[The request]
Across the entries below, how many lines contain the word "matplotlib"? Give the number alone.

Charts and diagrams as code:
★ ★ ★ ★ ★ ★ ★
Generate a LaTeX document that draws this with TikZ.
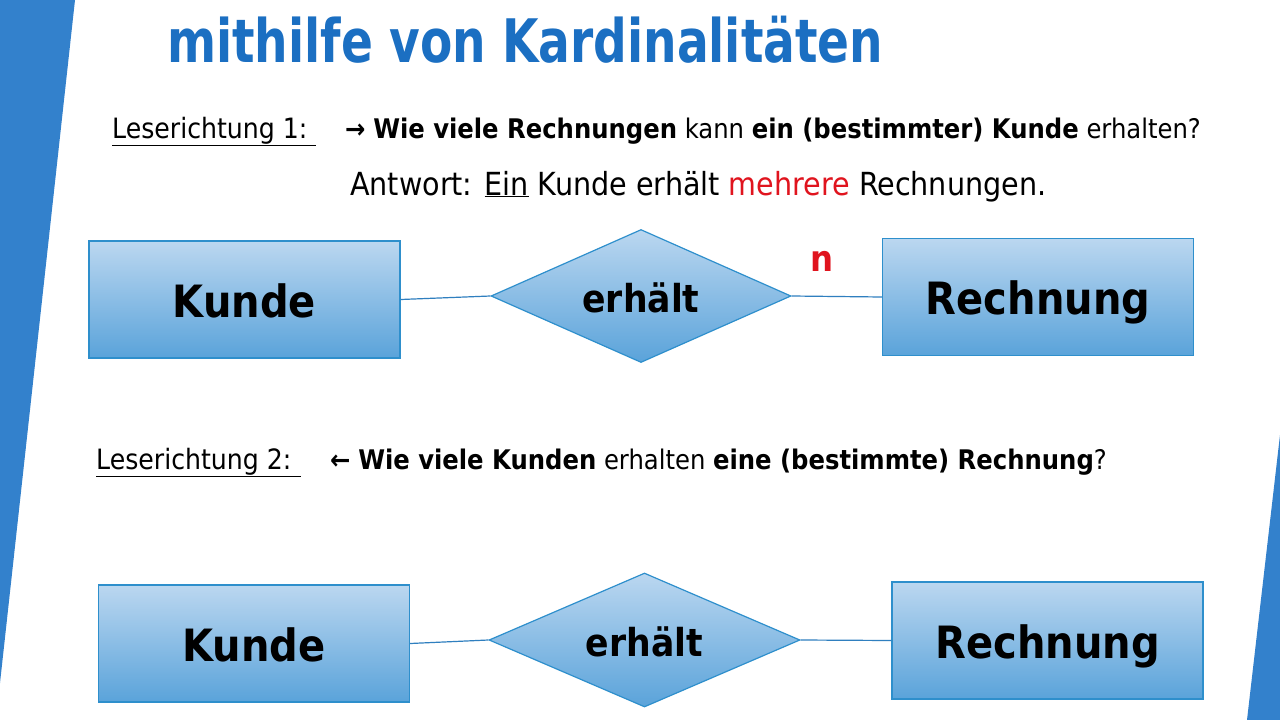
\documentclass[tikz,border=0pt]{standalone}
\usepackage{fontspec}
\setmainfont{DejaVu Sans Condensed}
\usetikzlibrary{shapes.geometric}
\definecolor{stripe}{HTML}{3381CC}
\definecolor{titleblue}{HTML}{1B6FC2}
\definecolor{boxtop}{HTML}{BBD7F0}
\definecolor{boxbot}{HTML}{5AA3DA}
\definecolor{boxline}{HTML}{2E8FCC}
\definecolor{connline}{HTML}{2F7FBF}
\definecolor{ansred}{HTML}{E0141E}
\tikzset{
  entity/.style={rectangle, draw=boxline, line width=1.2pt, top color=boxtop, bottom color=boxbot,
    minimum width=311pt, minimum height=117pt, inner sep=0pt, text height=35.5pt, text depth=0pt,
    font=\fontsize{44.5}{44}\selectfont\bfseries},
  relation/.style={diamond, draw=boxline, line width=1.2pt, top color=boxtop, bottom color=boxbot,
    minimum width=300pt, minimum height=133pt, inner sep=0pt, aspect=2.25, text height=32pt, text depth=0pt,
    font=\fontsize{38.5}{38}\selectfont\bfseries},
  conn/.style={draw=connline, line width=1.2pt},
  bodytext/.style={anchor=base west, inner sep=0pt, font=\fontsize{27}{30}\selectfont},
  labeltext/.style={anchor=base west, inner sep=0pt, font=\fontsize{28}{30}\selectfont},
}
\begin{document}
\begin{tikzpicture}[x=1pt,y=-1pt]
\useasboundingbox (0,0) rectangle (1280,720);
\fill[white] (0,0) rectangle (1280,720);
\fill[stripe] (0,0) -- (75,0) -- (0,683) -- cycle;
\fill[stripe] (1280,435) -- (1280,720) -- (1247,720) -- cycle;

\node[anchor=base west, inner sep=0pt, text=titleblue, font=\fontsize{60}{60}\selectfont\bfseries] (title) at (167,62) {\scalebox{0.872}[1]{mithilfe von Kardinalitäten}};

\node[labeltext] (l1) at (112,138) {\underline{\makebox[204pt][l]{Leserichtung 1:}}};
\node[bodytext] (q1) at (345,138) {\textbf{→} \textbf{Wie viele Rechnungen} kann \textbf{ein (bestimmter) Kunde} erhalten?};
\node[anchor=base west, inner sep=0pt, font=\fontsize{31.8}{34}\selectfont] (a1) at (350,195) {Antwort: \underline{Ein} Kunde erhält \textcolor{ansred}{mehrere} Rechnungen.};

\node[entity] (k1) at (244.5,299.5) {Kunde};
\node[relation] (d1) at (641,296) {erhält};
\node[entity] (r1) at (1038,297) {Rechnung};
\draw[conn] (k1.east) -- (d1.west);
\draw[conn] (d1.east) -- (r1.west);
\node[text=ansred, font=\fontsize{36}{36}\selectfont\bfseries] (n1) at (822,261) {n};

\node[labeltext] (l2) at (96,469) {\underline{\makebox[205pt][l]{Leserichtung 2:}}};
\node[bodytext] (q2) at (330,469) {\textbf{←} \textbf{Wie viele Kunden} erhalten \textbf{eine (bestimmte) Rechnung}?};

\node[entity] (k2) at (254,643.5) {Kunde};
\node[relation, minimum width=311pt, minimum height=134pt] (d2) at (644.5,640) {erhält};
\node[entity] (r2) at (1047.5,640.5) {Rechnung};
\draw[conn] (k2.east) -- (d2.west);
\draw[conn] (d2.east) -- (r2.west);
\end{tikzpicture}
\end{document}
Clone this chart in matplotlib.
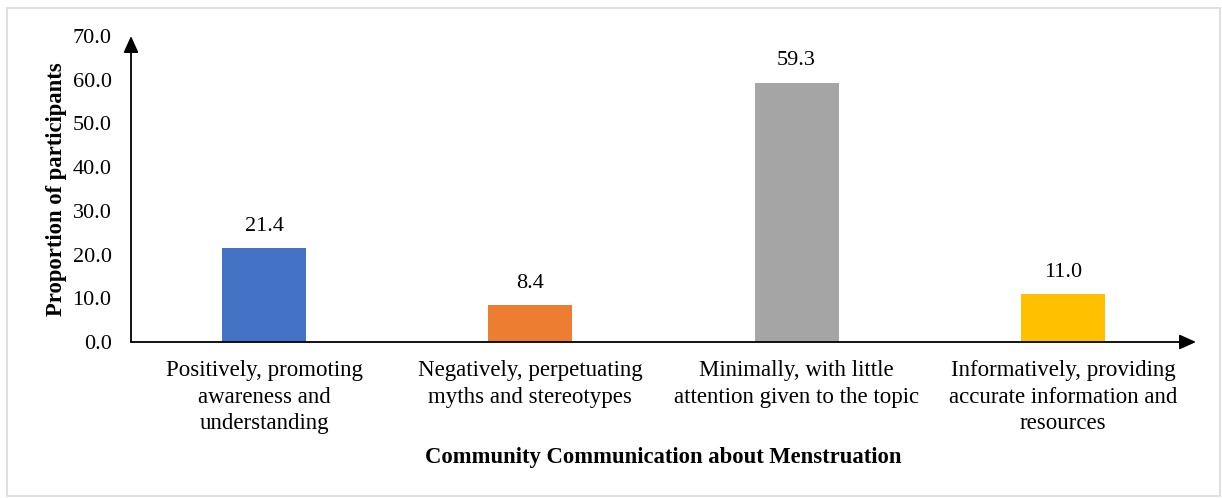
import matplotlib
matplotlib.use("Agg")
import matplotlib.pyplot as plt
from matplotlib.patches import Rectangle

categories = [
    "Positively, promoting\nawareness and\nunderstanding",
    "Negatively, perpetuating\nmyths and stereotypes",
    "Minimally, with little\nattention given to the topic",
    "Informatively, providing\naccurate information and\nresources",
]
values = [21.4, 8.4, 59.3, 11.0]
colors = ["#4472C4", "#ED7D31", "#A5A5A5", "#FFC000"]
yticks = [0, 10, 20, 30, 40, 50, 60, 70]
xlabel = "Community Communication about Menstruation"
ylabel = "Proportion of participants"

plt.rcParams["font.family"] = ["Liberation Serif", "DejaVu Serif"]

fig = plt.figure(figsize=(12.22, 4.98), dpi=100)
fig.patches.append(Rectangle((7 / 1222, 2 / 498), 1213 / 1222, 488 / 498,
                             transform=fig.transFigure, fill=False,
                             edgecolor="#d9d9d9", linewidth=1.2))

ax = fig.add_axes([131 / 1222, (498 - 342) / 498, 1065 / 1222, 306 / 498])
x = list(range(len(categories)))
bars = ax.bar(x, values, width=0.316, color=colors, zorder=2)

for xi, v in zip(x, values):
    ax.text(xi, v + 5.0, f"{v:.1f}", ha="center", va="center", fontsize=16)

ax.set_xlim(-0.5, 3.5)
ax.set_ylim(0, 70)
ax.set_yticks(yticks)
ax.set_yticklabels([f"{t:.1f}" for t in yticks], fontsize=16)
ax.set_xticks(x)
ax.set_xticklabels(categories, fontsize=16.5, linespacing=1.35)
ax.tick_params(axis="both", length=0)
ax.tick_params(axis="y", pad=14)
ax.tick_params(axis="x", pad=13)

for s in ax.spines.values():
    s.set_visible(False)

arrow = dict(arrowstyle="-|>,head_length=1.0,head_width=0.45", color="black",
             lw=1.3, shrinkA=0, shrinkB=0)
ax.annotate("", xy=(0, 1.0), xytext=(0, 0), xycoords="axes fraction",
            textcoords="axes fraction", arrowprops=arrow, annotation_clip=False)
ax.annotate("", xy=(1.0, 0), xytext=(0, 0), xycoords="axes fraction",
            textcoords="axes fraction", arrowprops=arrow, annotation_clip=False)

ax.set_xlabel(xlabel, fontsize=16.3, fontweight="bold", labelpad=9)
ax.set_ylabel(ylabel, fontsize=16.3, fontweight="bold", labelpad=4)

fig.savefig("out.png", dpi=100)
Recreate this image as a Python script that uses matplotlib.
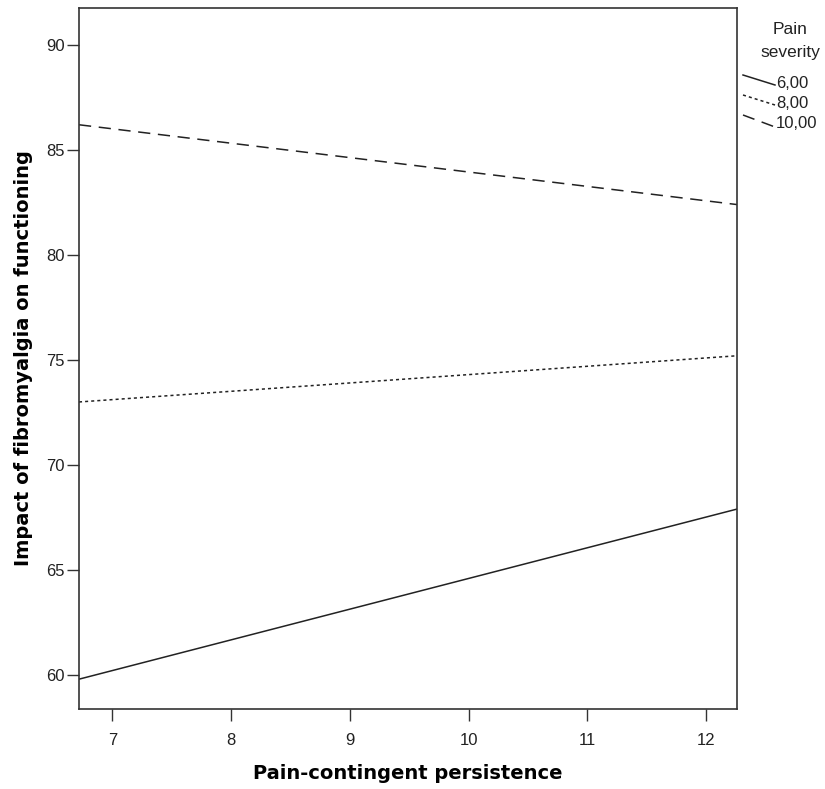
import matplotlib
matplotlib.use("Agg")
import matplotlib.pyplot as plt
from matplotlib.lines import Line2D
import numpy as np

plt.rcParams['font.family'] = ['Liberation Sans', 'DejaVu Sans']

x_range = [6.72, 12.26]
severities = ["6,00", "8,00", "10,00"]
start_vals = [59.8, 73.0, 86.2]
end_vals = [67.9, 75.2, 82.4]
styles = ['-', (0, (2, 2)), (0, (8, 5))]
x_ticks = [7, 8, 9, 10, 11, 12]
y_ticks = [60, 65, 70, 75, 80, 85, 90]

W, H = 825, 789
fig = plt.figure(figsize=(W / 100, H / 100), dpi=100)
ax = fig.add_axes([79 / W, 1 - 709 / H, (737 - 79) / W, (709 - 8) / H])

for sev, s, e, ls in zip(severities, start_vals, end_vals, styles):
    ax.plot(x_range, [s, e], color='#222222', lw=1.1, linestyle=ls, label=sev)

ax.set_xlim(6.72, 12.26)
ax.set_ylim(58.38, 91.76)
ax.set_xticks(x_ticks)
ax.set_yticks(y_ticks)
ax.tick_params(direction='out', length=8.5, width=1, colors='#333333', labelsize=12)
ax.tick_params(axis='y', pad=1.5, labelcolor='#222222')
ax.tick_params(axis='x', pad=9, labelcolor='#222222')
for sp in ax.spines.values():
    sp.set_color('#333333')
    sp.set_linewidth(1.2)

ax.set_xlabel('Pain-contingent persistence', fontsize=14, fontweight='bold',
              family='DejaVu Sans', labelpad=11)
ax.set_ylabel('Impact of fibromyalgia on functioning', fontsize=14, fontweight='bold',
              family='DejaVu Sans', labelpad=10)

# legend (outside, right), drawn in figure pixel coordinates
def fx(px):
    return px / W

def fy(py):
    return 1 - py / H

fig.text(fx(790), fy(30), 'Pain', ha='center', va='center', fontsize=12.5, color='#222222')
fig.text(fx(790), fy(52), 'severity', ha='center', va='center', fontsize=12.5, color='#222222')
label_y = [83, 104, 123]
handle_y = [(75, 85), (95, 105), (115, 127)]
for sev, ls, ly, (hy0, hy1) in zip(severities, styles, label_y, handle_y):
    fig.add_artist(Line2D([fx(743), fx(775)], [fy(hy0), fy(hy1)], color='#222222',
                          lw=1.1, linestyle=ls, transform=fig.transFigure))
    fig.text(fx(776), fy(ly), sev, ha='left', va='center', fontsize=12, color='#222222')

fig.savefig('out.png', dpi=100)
★ ★ ★ ★ ★ ★ ★
[The solution]
10